Tuesday, June 29, 2010

Shame and Forgetting in the Information Age

I think Baxter is saying that in the Information Age, there should not be any shame in forgetting. Baxter has divided the essay into five parts. The title of the first four are related because they are about memory. The fifth title is about forgetting.

In the first part, Baxter tells the reader about his brother, Tom, who felt like an outcast in the Information Age. Tom had trouble in school because “reading and writing often defeated him.” (Baxter, page 141). This caused him shame because it was not easy for him to learn printed information. Tom felt this marked him for life as “the dumb brother” (page 141). He was good at remembering people and their stories, but this did not stop his shame. For example, Tom overate to deal with his shame of not being able to process written information.

In contrast, part two explains Ann Arbor, MI where information processing is a major industry. People there “take considerable pride in their minds and more particularly in their memories.” (page 144). Baxter states there are two forms of memory: the first is “memories of our experiences in a narrative form.” (page 145). These memories are not in stored in a computer. The second kind of memory is data, facts and figures that can easily be stored.

The third section discusses two reasons we do not want to exchange experiences. One is because our experiences feel blank and second instead of having experiences in daily life, we are processing information. Furthermore, there is a difference between memory for information and memory for experience. In the Information Age people process data leaving no experience for memory. People have become rich in information but poor in experience. A person feels shame if he or she forgets the data one is supposed to remember.

The fourth part discusses the memoir as one of the few experience memories that increases in value. Baxter states, “Every memoir argues that a personal memory is precious.” (page 151). It is the key to who you are. The memories are precious and shared by narrating them to convey the experience. According to Baxter, narrative dysfunction is the process whereby we lose track of story of ourselves, which tells us who we are and how we should act.

The last part, the fifth, suggests that forgetting, or erasure, is necessary. Whereas the literature in the first three quarters of the 20th century is about the search of lost time, the last part of the 20th Century was about a new type of literature, the literature of amnesia. Forgetting is one solution to the problem of trauma. Baxter states there should be no shame in forgetting, because forgetting is necessary.

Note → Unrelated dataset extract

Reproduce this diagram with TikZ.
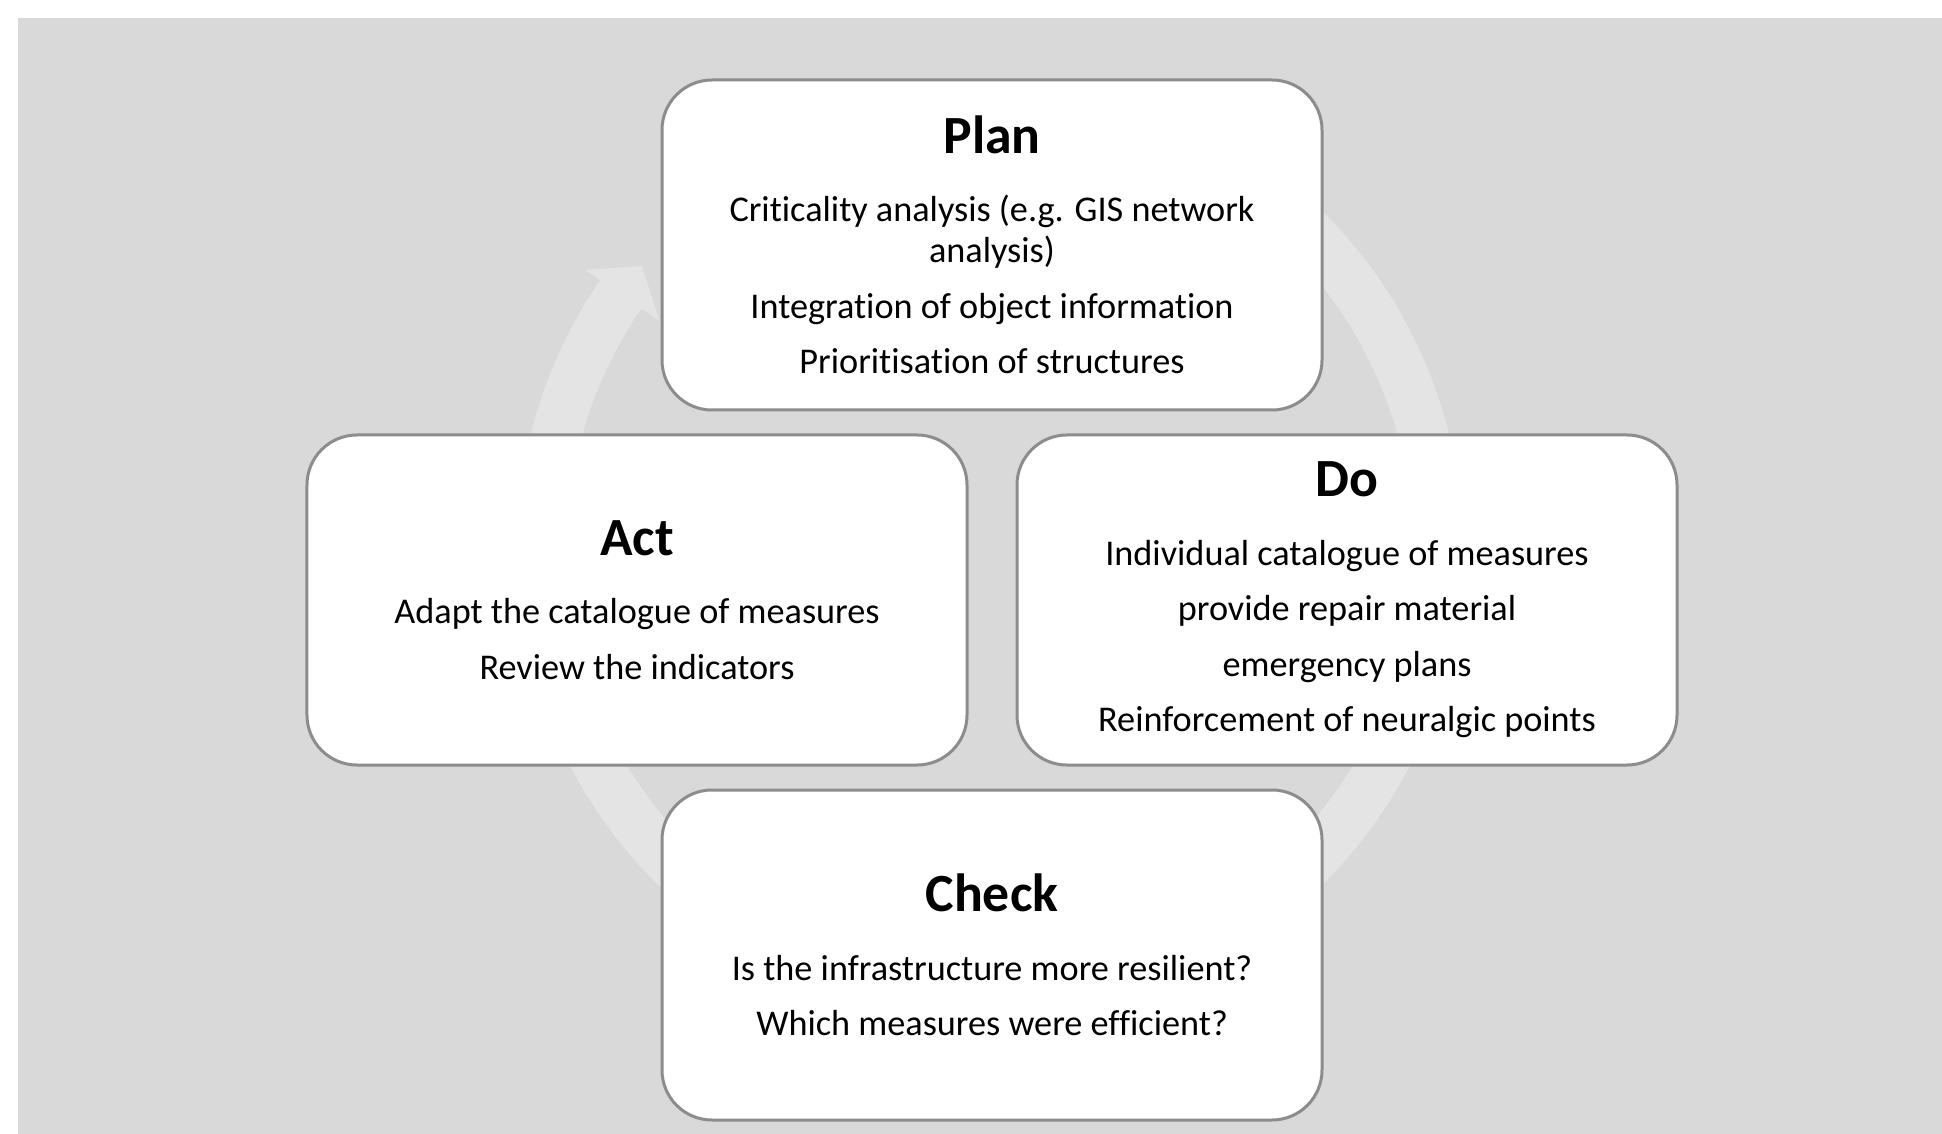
\documentclass[tikz,border=0pt]{standalone}
\usepackage{fontspec}
\setmainfont{Carlito}[Ligatures=NoCommon]
\usetikzlibrary{positioning}

\definecolor{bggray}{HTML}{D9D9D9}
\definecolor{cyclegray}{HTML}{E4E4E4}
\definecolor{boxgray}{HTML}{8C8C8C}
\newcommand{\stagetitle}[1]{{\fontsize{21.5}{24}\selectfont\bfseries #1}\\[11pt]}

\begin{document}
\begin{tikzpicture}[x=0.4pt,y=0.4pt,on grid,
    stage/.style={draw=boxgray, line width=1.2pt, fill=white, rounded corners=20pt,
      minimum width=264pt, minimum height=132pt, inner sep=0pt, align=center,
      font=\fontsize{14.5}{16.4}\selectfont},
    ]
    \useasboundingbox (0,0) rectangle (1942,1134);
    % Background and cycle arrow
    \fill [bggray] (18,0) rectangle (1942,1116);
    \begin{scope}[shift={(990,586)}]
      \fill [cyclegray] (60:473) arc [start angle=60, end angle=-214.5, radius=473]
        -- (145.5:491) -- (141:448) -- (145.5:401)
        -- (145.5:423) arc [start angle=-214.5, end angle=60, radius=423] -- cycle;
    \end{scope}

    % Place nodes
    \node [stage] (plan) at (992,889) {\stagetitle{Plan}Criticality analysis (e.g. GIS network\\analysis)\\[5.8pt]
      Integration of object information\\[5.8pt]Prioritisation of structures};
    \node [stage, below left=142pt and 142pt of plan] (act) {\stagetitle{Act}Adapt the catalogue of measures\\[5.8pt]
      Review the indicators};
    \node [stage, below right=142pt and 142pt of plan] (do) {\stagetitle{Do}Individual catalogue of measures\\[5.8pt]
      provide repair material\\[5.8pt]emergency plans\\[5.8pt]Reinforcement of neuralgic points};
    \node [stage, below=284pt of plan] (check) {\stagetitle{Check}Is the infrastructure more resilient?\\[5.8pt]
      Which measures were efficient?};
\end{tikzpicture}
\end{document}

In summary, the parts of the essay are used to convey the message that there should not be any shame about forgetting in the Information Age. He ordered the parts in a way that the first part introduces the reader to a real person, his brother Tom, who had difficulty with reading and writing, and the shame he felt his entire life because of it. The second part begins with Ann Arbor, MI, the town of “Know-It-Alls”. (page 144). Even so, with more information all of the time, even the “Know-It-Alls” cannot keep up with all of the information, and suffer from data-fatigue. The third part talks about the relation between information and experience. We do not have experiences anymore in day to day life, but instead we process information. This is incompatible with storytelling, something Baxter’s brother excelled at. The fourth part discusses memoirs, because what a person remembers is the key to who they are. Finally, the fifth part tells of the necessity of forgetting certain things, such as trauma. It ends, as it began, with his brother, Tom. The only story Tom could not tell was why he overate. These are the reasons why there should not be any shame about forgetting in the Information Age.

1 comment:

  1. Hello,

    You hit the nail on the head with your analysis. Forgetting is essential to moving forward. Even in the information age, it is impossible to engage remembrances with everything however, because of the information age, it is not necessary. Informational access for retrieval is at our fingertips. History, reports, analysis, and the use of teleprompters has erased the need to for some memorization.